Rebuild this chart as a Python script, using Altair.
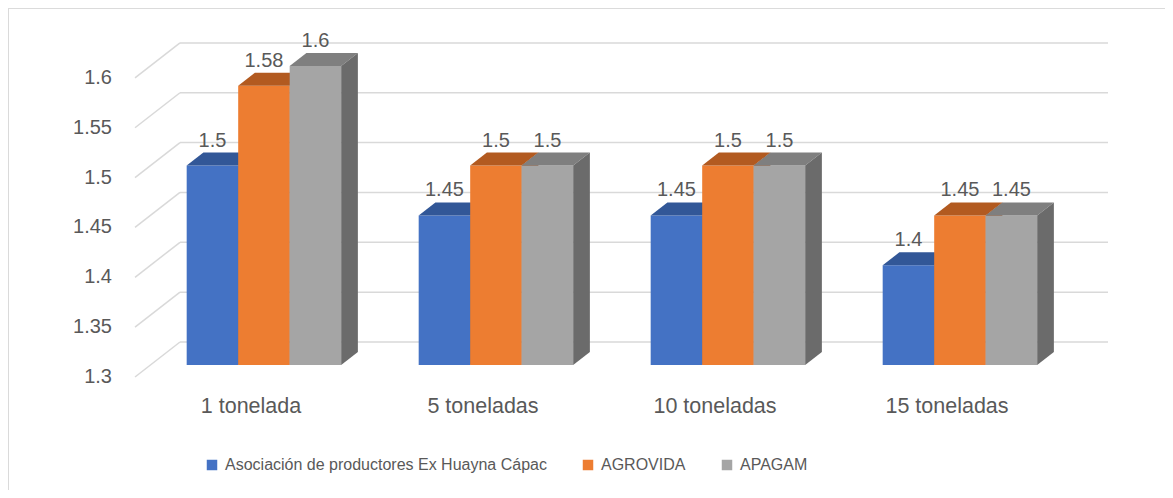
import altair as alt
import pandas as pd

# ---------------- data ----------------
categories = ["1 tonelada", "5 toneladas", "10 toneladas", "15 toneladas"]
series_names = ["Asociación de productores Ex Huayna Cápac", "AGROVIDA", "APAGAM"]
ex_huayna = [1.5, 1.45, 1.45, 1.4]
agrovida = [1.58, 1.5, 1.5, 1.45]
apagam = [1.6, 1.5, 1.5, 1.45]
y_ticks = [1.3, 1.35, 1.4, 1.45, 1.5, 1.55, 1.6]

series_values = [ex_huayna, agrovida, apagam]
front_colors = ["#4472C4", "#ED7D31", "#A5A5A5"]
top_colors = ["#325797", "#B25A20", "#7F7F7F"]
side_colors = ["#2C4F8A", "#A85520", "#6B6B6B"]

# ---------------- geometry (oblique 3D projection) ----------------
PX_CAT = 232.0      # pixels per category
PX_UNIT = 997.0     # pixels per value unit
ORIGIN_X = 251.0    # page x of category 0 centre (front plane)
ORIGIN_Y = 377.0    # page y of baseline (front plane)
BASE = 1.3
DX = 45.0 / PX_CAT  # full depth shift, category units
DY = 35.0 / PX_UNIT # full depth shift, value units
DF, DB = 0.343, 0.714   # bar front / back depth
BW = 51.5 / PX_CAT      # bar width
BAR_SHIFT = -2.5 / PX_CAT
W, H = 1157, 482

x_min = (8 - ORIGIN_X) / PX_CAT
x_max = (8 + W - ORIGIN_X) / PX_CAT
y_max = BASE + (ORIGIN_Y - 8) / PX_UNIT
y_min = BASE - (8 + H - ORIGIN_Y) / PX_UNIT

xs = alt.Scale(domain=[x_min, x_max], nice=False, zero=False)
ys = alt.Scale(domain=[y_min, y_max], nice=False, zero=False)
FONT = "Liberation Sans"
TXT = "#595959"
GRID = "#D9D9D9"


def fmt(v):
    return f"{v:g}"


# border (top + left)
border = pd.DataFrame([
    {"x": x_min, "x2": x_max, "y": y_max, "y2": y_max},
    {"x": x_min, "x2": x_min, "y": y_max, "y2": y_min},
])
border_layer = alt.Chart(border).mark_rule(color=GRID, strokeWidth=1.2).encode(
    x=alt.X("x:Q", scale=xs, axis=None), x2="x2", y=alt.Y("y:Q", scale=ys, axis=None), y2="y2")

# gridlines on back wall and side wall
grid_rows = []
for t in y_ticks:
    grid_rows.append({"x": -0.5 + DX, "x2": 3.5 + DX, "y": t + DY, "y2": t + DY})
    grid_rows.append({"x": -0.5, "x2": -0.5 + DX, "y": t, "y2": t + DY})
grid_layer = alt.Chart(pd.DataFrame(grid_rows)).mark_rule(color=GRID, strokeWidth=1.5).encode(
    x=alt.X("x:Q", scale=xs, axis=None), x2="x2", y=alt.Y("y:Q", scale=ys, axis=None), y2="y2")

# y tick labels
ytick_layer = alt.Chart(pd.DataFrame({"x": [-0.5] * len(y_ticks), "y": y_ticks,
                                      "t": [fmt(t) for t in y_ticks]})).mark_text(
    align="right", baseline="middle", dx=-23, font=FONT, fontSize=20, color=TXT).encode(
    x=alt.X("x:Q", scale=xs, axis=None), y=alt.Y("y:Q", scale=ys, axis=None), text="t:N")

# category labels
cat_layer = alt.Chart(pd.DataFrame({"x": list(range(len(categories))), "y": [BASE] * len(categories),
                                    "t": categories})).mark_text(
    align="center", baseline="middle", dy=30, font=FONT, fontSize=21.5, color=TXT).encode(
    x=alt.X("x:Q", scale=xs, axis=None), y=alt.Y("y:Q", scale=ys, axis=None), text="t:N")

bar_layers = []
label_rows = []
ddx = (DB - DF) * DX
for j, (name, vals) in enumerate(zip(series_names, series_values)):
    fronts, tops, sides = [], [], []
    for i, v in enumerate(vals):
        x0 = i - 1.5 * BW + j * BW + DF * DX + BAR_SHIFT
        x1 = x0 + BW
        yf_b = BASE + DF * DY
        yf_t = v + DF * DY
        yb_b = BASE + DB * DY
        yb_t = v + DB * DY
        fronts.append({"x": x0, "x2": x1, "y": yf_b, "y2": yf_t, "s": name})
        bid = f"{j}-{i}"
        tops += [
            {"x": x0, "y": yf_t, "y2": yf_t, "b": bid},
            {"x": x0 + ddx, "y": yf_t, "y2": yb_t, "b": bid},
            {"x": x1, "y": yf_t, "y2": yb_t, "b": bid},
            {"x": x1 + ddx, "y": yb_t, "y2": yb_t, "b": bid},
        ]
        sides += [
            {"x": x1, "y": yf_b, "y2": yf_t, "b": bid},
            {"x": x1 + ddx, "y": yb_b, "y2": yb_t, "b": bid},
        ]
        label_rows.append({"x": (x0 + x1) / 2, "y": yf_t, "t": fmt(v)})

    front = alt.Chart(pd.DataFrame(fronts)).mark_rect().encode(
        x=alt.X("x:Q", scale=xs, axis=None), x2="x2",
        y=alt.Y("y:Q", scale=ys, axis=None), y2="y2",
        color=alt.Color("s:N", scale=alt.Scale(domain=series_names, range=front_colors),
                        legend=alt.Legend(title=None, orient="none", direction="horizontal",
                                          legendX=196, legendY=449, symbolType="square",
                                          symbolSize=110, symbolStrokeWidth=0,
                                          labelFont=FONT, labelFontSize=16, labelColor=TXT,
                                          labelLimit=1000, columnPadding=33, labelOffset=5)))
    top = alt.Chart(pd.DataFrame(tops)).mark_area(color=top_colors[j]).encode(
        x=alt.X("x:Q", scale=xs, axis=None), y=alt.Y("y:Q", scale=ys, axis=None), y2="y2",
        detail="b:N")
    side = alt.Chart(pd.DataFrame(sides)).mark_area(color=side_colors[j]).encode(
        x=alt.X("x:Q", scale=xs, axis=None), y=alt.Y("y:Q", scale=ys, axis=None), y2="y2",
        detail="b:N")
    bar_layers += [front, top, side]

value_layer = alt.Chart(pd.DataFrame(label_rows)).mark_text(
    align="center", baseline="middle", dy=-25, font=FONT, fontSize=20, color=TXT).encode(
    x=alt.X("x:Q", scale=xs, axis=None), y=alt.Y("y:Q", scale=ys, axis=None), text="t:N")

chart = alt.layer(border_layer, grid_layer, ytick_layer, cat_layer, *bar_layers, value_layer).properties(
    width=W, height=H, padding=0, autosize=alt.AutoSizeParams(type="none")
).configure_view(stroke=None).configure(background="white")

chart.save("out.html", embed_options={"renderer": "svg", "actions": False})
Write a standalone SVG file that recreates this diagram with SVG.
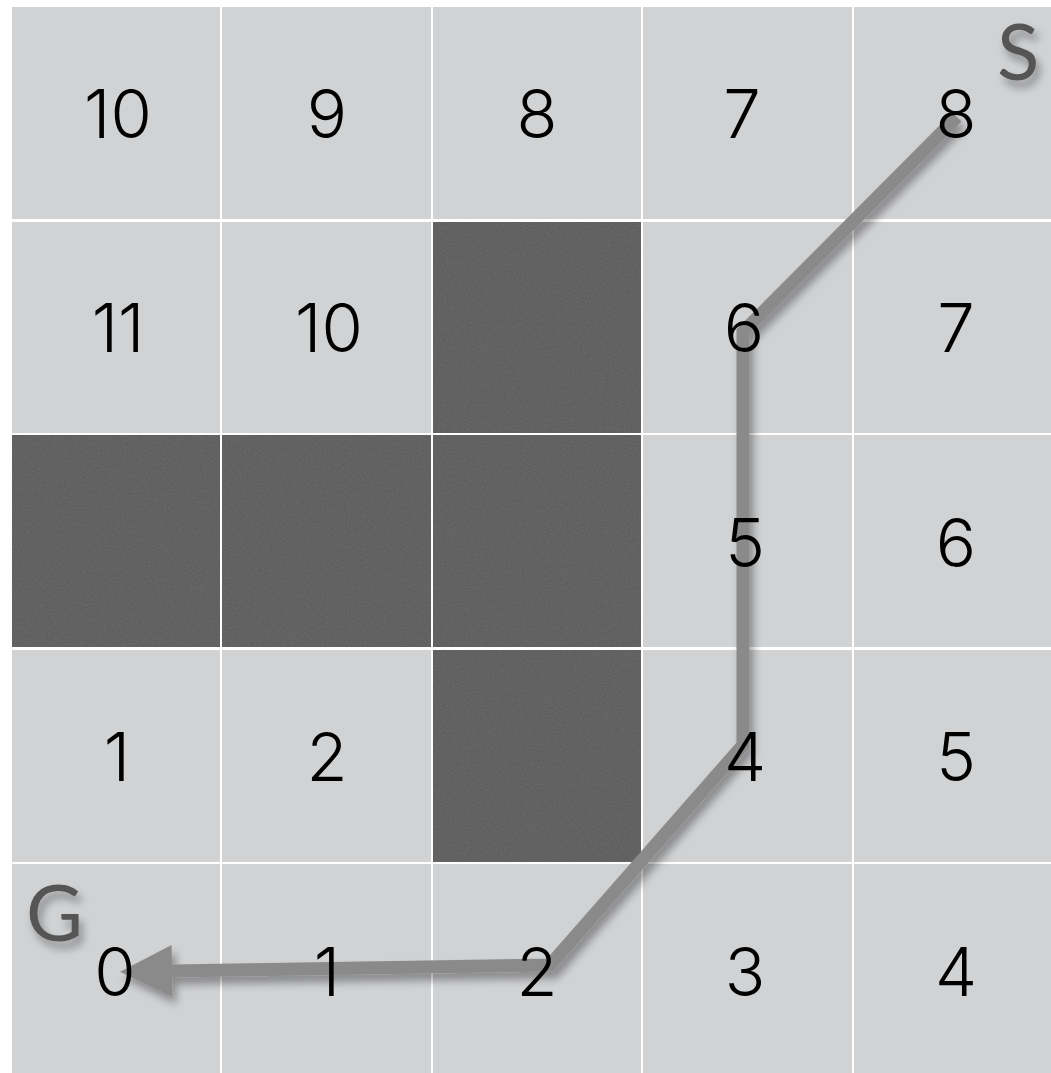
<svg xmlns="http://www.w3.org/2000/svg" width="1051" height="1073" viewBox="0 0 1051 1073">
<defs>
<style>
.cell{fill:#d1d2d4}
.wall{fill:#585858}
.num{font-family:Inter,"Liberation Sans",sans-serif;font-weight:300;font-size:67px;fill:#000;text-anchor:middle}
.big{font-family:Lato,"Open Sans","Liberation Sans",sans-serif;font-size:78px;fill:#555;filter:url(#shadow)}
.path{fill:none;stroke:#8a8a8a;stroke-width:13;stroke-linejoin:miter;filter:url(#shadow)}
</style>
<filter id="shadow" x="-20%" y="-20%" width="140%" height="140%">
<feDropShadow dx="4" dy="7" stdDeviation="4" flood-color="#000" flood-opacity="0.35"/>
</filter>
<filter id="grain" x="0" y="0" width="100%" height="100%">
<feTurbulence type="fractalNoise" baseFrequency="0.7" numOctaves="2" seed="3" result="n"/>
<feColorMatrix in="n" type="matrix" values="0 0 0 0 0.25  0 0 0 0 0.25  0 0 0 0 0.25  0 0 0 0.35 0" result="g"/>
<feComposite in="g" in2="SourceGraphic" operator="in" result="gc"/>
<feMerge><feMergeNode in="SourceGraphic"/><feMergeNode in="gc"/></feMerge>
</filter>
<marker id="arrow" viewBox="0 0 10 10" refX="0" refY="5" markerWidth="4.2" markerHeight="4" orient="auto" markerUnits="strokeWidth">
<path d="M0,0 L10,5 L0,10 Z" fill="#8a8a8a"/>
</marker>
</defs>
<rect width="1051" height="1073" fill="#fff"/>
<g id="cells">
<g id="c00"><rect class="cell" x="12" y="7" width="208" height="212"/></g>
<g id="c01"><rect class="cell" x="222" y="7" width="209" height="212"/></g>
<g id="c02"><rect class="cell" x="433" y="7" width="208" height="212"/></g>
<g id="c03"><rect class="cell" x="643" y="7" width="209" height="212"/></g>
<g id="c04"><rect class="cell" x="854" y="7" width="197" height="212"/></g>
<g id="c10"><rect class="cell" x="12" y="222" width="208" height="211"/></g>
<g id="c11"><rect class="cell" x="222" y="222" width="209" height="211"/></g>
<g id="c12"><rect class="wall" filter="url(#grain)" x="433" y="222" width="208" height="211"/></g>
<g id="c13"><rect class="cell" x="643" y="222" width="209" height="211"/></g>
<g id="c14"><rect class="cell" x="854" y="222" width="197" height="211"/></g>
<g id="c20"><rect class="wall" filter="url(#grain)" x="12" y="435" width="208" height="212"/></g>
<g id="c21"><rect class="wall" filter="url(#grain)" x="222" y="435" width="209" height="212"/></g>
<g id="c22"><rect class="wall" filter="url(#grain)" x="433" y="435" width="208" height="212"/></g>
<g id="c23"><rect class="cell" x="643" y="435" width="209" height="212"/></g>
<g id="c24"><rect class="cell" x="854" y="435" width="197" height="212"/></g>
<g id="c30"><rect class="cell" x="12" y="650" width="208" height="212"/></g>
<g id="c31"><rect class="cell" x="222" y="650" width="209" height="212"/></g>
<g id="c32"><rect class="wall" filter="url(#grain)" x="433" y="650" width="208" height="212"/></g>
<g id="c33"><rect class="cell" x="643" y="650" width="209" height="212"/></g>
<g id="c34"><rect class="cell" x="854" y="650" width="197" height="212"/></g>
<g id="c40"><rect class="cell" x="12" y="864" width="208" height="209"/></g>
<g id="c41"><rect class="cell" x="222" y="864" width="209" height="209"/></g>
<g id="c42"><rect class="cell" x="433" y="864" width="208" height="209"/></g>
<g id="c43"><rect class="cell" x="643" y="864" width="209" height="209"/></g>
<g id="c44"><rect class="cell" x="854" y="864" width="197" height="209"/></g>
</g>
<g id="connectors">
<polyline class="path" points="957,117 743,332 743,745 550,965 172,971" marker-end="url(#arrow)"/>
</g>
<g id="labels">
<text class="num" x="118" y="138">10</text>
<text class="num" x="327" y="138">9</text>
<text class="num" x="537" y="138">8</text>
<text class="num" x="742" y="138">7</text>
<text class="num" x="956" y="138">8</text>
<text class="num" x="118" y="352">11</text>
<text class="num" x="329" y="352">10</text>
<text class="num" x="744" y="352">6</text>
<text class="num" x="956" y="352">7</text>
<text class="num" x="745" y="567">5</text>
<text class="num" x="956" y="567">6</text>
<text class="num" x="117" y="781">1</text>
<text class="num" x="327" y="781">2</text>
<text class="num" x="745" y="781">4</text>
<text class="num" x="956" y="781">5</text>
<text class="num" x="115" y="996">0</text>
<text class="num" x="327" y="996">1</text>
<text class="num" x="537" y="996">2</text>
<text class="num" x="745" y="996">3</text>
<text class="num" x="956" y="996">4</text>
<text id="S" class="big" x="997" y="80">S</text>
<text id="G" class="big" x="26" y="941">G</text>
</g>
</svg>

▬▬▬▬▬▬

• **What is expected**
Starting at the top of the listing above, please restate word for word each line up to and including the one that holds "W, H = 1157, 482", omitting every image.

• **Written answer**
Rebuild this chart as a Python script, using Altair.
import altair as alt
import pandas as pd

# ---------------- data ----------------
categories = ["1 tonelada", "5 toneladas", "10 toneladas", "15 toneladas"]
series_names = ["Asociación de productores Ex Huayna Cápac", "AGROVIDA", "APAGAM"]
ex_huayna = [1.5, 1.45, 1.45, 1.4]
agrovida = [1.58, 1.5, 1.5, 1.45]
apagam = [1.6, 1.5, 1.5, 1.45]
y_ticks = [1.3, 1.35, 1.4, 1.45, 1.5, 1.55, 1.6]

series_values = [ex_huayna, agrovida, apagam]
front_colors = ["#4472C4", "#ED7D31", "#A5A5A5"]
top_colors = ["#325797", "#B25A20", "#7F7F7F"]
side_colors = ["#2C4F8A", "#A85520", "#6B6B6B"]

# ---------------- geometry (oblique 3D projection) ----------------
PX_CAT = 232.0      # pixels per category
PX_UNIT = 997.0     # pixels per value unit
ORIGIN_X = 251.0    # page x of category 0 centre (front plane)
ORIGIN_Y = 377.0    # page y of baseline (front plane)
BASE = 1.3
DX = 45.0 / PX_CAT  # full depth shift, category units
DY = 35.0 / PX_UNIT # full depth shift, value units
DF, DB = 0.343, 0.714   # bar front / back depth
BW = 51.5 / PX_CAT      # bar width
BAR_SHIFT = -2.5 / PX_CAT
W, H = 1157, 482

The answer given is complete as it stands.